There is a question repetitively asked in the interview - "Where do you see yourself 3 years ahead in life?" The questionnaire cannot tell his/her professional future after 1 year. But the irony of fate stuck in your neck to predict the future. The astrologer inside you is liberated and a future dream mixed with pseudo-ethics pours from the answer. This is ridiculous and complete waste of time in judging potential. This is referenced here as an anecdote to start my story. Because I am finding no clue about me now. The uncertainty about future in determining my life is taking sacrifice of mine simple pleasures.
I am just living life from one day to another day.I had not read any book from last 2 months. The dyslexic inability to read literature is appearing in me. I feel very low like a pebble stone trampled by mob. Ever heard of a person to whom no wants to look but no one knows what to do with him.I am the one.
I have became obsessed with orkut and blog these days. People love sarcastic or romantic blog these days. I had forsaken sarcasm and cannot capture love with empty heart. Hence, none to write here for the readers. My blog is a live example of mediocre manipulation of ideas. I capture, fuse, hybrid and share the concepts in the blog. Inspirational diversion is prime motto to start the blog. I will be dishonest if i say that i do not like people reading my post and commenting on it.

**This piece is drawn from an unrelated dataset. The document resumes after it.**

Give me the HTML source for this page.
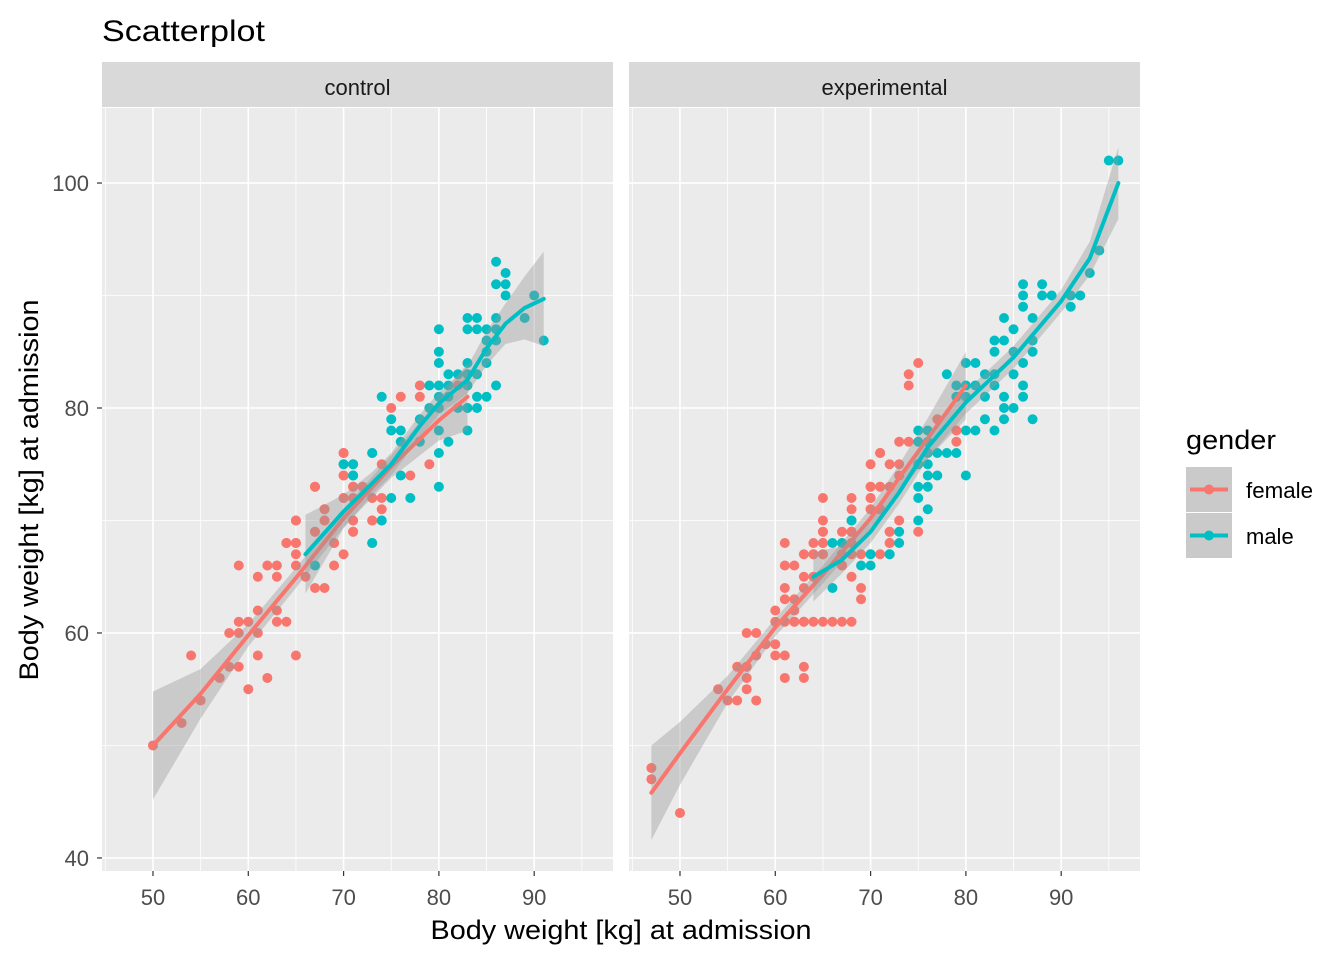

I had put 'recent comments' widget in my blog to be give feedback to the people as soon as possible. I am currently collecting and compiling data from the notes. I encapsulate lines from the others and engineer the article in presentable form. Originality given by me is just manipulation and presentation of facts in thematic way. I also put a abstract or sarcastic photograph to attract attention. Fake and cheap...
I do not live in present. I roam in the futuristic dreams and always suffer from the nostalgia of past. I live like phantom in my own life with no awareness of surroundings. I take a ghost walk around the life of others in my thoughts. With the minute observation,the blending & writing of fiction with facts have became my favourite hobby. I cultivate the seeds of others idea to enrich my soul. The barren soul captures only echo of hollowness in return. Hence,I am soaked in the gloomy mood. I am just a nasty creature wanting pity of others through comments. Pitch blackness is in front of my eyes. This is a confession of shallow blogger who always sounds like preacher. Enough frustration to the reader is given by me. Avoid the post. I need either a kick in the ass or chill booze or solitude with silence.In the end,
“Do I continually have to prove to myself that I exist?"